Peter Hain makes an extraordinarily serious and unfair accusation against the BBC when he says that its executives have become “apologists” for the British National Party by allowing the BNP’s leader, Nick Griffin, to appear on Question Time this evening.
I have absolutely no doubt that the very last thing the BBC wants to do is to give airtime to Griffin and his loopy politics. However, he happens to be a Member of the European Parliament and over 900,000 people voted for the BNP at the last Euro election, so to deny him a platform would have been a clear act of political censorship.
Griffin, in the meantime, is openly laughing at the BBC, Hain and the rest of the political establishment in this morning’s Times:
“I thank the political class and their allies for being so stupid.

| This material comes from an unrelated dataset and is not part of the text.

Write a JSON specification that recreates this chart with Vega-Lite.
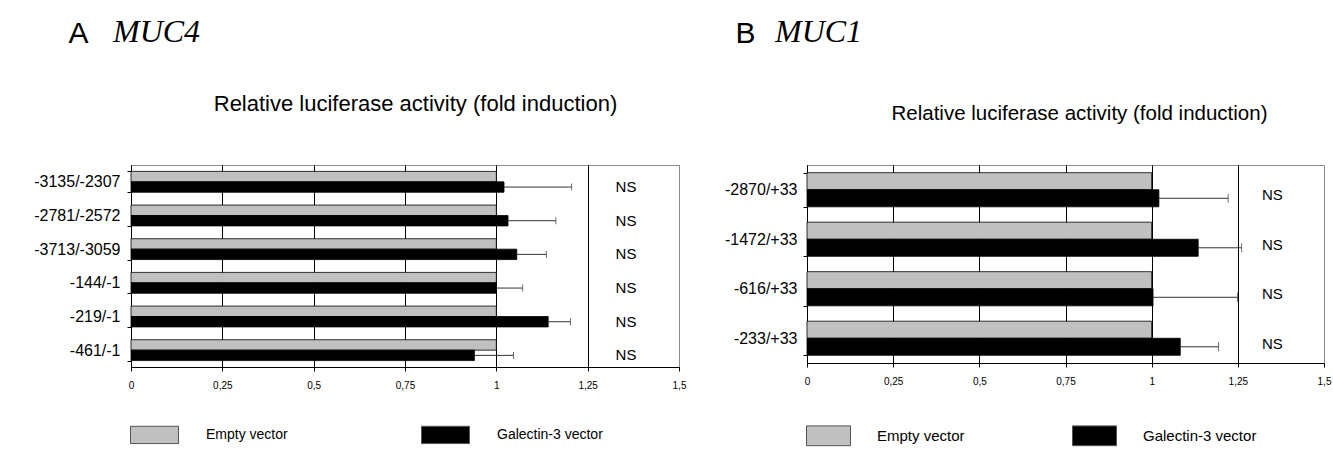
{
  "$schema": "https://vega.github.io/schema/vega-lite/v6.json",
  "autosize": {"type": "none"},
  "padding": {"left": 131, "top": 165, "right": 1202, "bottom": 285},
  "background": "white",
  "bounds": "flush",
  "spacing": 128,
  "config": {
    "font": "Liberation Sans",
    "view": {"stroke": "#8a8a8a", "strokeWidth": 1},
    "axis": {"labelFont": "Liberation Sans", "titleFont": "Liberation Sans", "labelColor": "#000", "titleColor": "#000", "domainColor": "#000", "tickColor": "#000", "titleFontWeight": "normal"},
    "legend": {"labelFont": "Liberation Sans", "labelColor": "#000"},
    "title": {"color": "#000"}
  },
  "datasets": {
    "muc4": [
      {"construct": "-3135/-2307", "series": "Empty vector", "value": 1.0, "upper": null, "sig": ""},
      {"construct": "-3135/-2307", "series": "Galectin-3 vector", "value": 1.021, "upper": 1.206, "sig": "NS"},
      {"construct": "-2781/-2572", "series": "Empty vector", "value": 1.0, "upper": null, "sig": ""},
      {"construct": "-2781/-2572", "series": "Galectin-3 vector", "value": 1.032, "upper": 1.163, "sig": "NS"},
      {"construct": "-3713/-3059", "series": "Empty vector", "value": 1.0, "upper": null, "sig": ""},
      {"construct": "-3713/-3059", "series": "Galectin-3 vector", "value": 1.056, "upper": 1.137, "sig": "NS"},
      {"construct": "-144/-1", "series": "Empty vector", "value": 1.0, "upper": null, "sig": ""},
      {"construct": "-144/-1", "series": "Galectin-3 vector", "value": 1.0, "upper": 1.072, "sig": "NS"},
      {"construct": "-219/-1", "series": "Empty vector", "value": 1.0, "upper": null, "sig": ""},
      {"construct": "-219/-1", "series": "Galectin-3 vector", "value": 1.142, "upper": 1.203, "sig": "NS"},
      {"construct": "-461/-1", "series": "Empty vector", "value": 1.0, "upper": null, "sig": ""},
      {"construct": "-461/-1", "series": "Galectin-3 vector", "value": 0.94, "upper": 1.047, "sig": "NS"}
    ],
    "muc1": [
      {"construct": "-2870/+33", "series": "Empty vector", "value": 1.0, "upper": null, "sig": ""},
      {"construct": "-2870/+33", "series": "Galectin-3 vector", "value": 1.021, "upper": 1.222, "sig": "NS"},
      {"construct": "-1472/+33", "series": "Empty vector", "value": 1.0, "upper": null, "sig": ""},
      {"construct": "-1472/+33", "series": "Galectin-3 vector", "value": 1.135, "upper": 1.261, "sig": "NS"},
      {"construct": "-616/+33", "series": "Empty vector", "value": 1.0, "upper": null, "sig": ""},
      {"construct": "-616/+33", "series": "Galectin-3 vector", "value": 1.004, "upper": 1.249, "sig": "NS"},
      {"construct": "-233/+33", "series": "Empty vector", "value": 1.0, "upper": null, "sig": ""},
      {"construct": "-233/+33", "series": "Galectin-3 vector", "value": 1.083, "upper": 1.194, "sig": "NS"}
    ]
  },
  "hconcat": [
    {
      "width": 548,
      "height": 202,
      "data": {"name": "muc4"},
      "title": {"text": "MUC4", "font": "Liberation Serif", "fontStyle": "italic", "fontSize": 32, "fontWeight": "normal", "anchor": "start", "frame": "group", "dx": -18, "offset": -31},
      "layer": [
        {
          "mark": {"type": "bar", "stroke": "#000", "strokeWidth": 0.8},
          "encoding": {
            "y": {"field": "construct", "type": "nominal", "sort": null, "scale": {"paddingInner": 0.38, "paddingOuter": 0.19},
              "axis": {"title": "A", "titleAngle": 0, "titleFontSize": 30, "titleFontWeight": "normal", "titleAlign": "left", "titleBaseline": "alphabetic", "titleX": -63, "titleY": -123, "labelFontSize": 16, "tickBand": "extent", "tickSize": 4, "labelPadding": 7}},
            "yOffset": {"field": "series", "type": "nominal", "sort": ["Empty vector", "Galectin-3 vector"], "scale": {"paddingInner": 0}},
            "x": {"field": "value", "type": "quantitative", "scale": {"domain": [0, 1.5], "nice": false, "zero": true},
              "axis": {"orient": "bottom", "title": null, "values": [0, 0.25, 0.5, 0.75, 1, 1.25, 1.5], "labelExpr": "replace(toString(datum.value), '.', ',')", "labelFontSize": 10, "labelPadding": 9, "tickSize": 4, "labelFlush": false, "grid": true, "gridColor": {"condition": {"test": "datum.value == 1.5", "value": "#8a8a8a"}, "value": "#000"}, "gridOpacity": 1, "gridWidth": 1}},
            "color": {"field": "series", "type": "nominal", "sort": ["Empty vector", "Galectin-3 vector"],
              "scale": {"domain": ["Empty vector", "Galectin-3 vector"], "range": ["#c0c0c0", "#000000"]},
              "legend": {"title": null, "orient": "none", "legendX": -1, "legendY": 245, "direction": "horizontal", "symbolType": "M-1,-0.36H1V0.36H-1Z", "symbolSize": 2304, "symbolStrokeColor": "#555", "symbolStrokeWidth": 1, "labelFontSize": 14, "labelOffset": 27, "columnPadding": 131}}
          }
        },
        {
          "transform": [{"filter": "datum.upper != null"}],
          "mark": {"type": "rule", "color": "#333", "strokeWidth": 1},
          "encoding": {
            "y": {"field": "construct", "type": "nominal", "sort": null},
            "yOffset": {"field": "series", "type": "nominal", "sort": ["Empty vector", "Galectin-3 vector"]},
            "x": {"field": "value", "type": "quantitative",
              "axis": {"orient": "top", "title": "Relative luciferase activity (fold induction)", "titleFontSize": 22, "titleFontWeight": "normal", "titleX": 284, "titleY": -55, "titleAlign": "center", "titleBaseline": "alphabetic", "labels": false, "ticks": false, "domain": false, "grid": false}},
            "x2": {"field": "upper"}
          }
        },
        {
          "transform": [{"filter": "datum.upper != null"}],
          "mark": {"type": "tick", "color": "#333", "thickness": 1, "size": 7},
          "encoding": {
            "y": {"field": "construct", "type": "nominal", "sort": null},
            "yOffset": {"field": "series", "type": "nominal", "sort": ["Empty vector", "Galectin-3 vector"]},
            "x": {"field": "upper", "type": "quantitative", "axis": null}
          }
        },
        {
          "transform": [{"filter": "datum.sig == 'NS'"}],
          "mark": {"type": "text", "fontSize": 15, "align": "center", "baseline": "middle", "color": "#000"},
          "encoding": {
            "y": {"field": "construct", "type": "nominal", "sort": null},
            "yOffset": {"field": "series", "type": "nominal", "sort": ["Empty vector", "Galectin-3 vector"]},
            "x": {"datum": 1.355, "type": "quantitative", "axis": null},
            "text": {"field": "sig"}
          }
        }
      ],
      "resolve": {"axis": {"x": "independent"}}
    },
    {
      "width": 517,
      "height": 198,
      "data": {"name": "muc1"},
      "title": {"text": "MUC1", "font": "Liberation Serif", "fontStyle": "italic", "fontSize": 32, "fontWeight": "normal", "anchor": "start", "frame": "group", "dx": -32, "offset": -31},
      "layer": [
        {
          "mark": {"type": "bar", "stroke": "#000", "strokeWidth": 0.8},
          "encoding": {
            "y": {"field": "construct", "type": "nominal", "sort": null, "scale": {"paddingInner": 0.31, "paddingOuter": 0.155},
              "axis": {"title": "B", "titleAngle": 0, "titleFontSize": 30, "titleFontWeight": "normal", "titleAlign": "left", "titleBaseline": "alphabetic", "titleX": -72, "titleY": -123, "labelFontSize": 16, "tickBand": "extent", "tickSize": 4, "labelPadding": 6}},
            "yOffset": {"field": "series", "type": "nominal", "sort": ["Empty vector", "Galectin-3 vector"], "scale": {"paddingInner": 0}},
            "x": {"field": "value", "type": "quantitative", "scale": {"domain": [0, 1.5], "nice": false, "zero": true},
              "axis": {"orient": "bottom", "title": null, "values": [0, 0.25, 0.5, 0.75, 1, 1.25, 1.5], "labelExpr": "replace(toString(datum.value), '.', ',')", "labelFontSize": 10, "labelPadding": 9, "tickSize": 4, "labelFlush": false, "grid": true, "gridColor": {"condition": {"test": "datum.value == 1.5", "value": "#8a8a8a"}, "value": "#000"}, "gridOpacity": 1, "gridWidth": 1}},
            "color": {"field": "series", "type": "nominal", "sort": ["Empty vector", "Galectin-3 vector"],
              "scale": {"domain": ["Empty vector", "Galectin-3 vector"], "range": ["#c0c0c0", "#000000"]},
              "legend": {"title": null, "orient": "none", "legendX": -1, "legendY": 248, "direction": "horizontal", "symbolType": "M-1,-0.45H1V0.45H-1Z", "symbolSize": 1936, "symbolStrokeColor": "#555", "symbolStrokeWidth": 1, "labelFontSize": 15, "labelOffset": 26, "columnPadding": 105}}
          }
        },
        {
          "transform": [{"filter": "datum.upper != null"}],
          "mark": {"type": "rule", "color": "#333", "strokeWidth": 1},
          "encoding": {
            "y": {"field": "construct", "type": "nominal", "sort": null},
            "yOffset": {"field": "series", "type": "nominal", "sort": ["Empty vector", "Galectin-3 vector"]},
            "x": {"field": "value", "type": "quantitative",
              "axis": {"orient": "top", "title": "Relative luciferase activity (fold induction)", "titleFontSize": 20.5, "titleFontWeight": "normal", "titleX": 272, "titleY": -46, "titleAlign": "center", "titleBaseline": "alphabetic", "labels": false, "ticks": false, "domain": false, "grid": false}},
            "x2": {"field": "upper"}
          }
        },
        {
          "transform": [{"filter": "datum.upper != null"}],
          "mark": {"type": "tick", "color": "#333", "thickness": 1, "size": 9},
          "encoding": {
            "y": {"field": "construct", "type": "nominal", "sort": null},
            "yOffset": {"field": "series", "type": "nominal", "sort": ["Empty vector", "Galectin-3 vector"]},
            "x": {"field": "upper", "type": "quantitative", "axis": null}
          }
        },
        {
          "transform": [{"filter": "datum.sig == 'NS'"}],
          "mark": {"type": "text", "fontSize": 15, "align": "center", "baseline": "middle", "color": "#000", "dy": -3},
          "encoding": {
            "y": {"field": "construct", "type": "nominal", "sort": null},
            "yOffset": {"field": "series", "type": "nominal", "sort": ["Empty vector", "Galectin-3 vector"]},
            "x": {"datum": 1.35, "type": "quantitative", "axis": null},
            "text": {"field": "sig"}
          }
        }
      ],
      "resolve": {"axis": {"x": "independent"}}
    }
  ],
  "resolve": {"scale": {"color": "independent", "x": "independent", "y": "independent", "yOffset": "independent"}, "legend": {"color": "independent"}}
}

The huge furore that the political class has created around it clearly gives us a whole new level of public recognition.”
Griffin is the leader of an unpleasant party of chancers which, despite its title, is deeply un-British. It is intolerant, xenophobic and atavistic and cynically abuses our dearest symbols – the Union flag, the Spitfire and even the image of the Conservative, sometime Liberal, Winston Churchill – for its own odious ends.
Griffin himself is a gadfly who knows how to use the media. He knew that to liken our generals to Nazi war criminals, as he did earlier this week, would gain him masses of free publicity. Hain’s strident reaction to his appearance on Question Time has handed him more of the same.
My own feeling is that the more that British people see of Griffin and his friends, the more they will be revolted.
The best way to destroy the BNP is to shine the spotlight on it.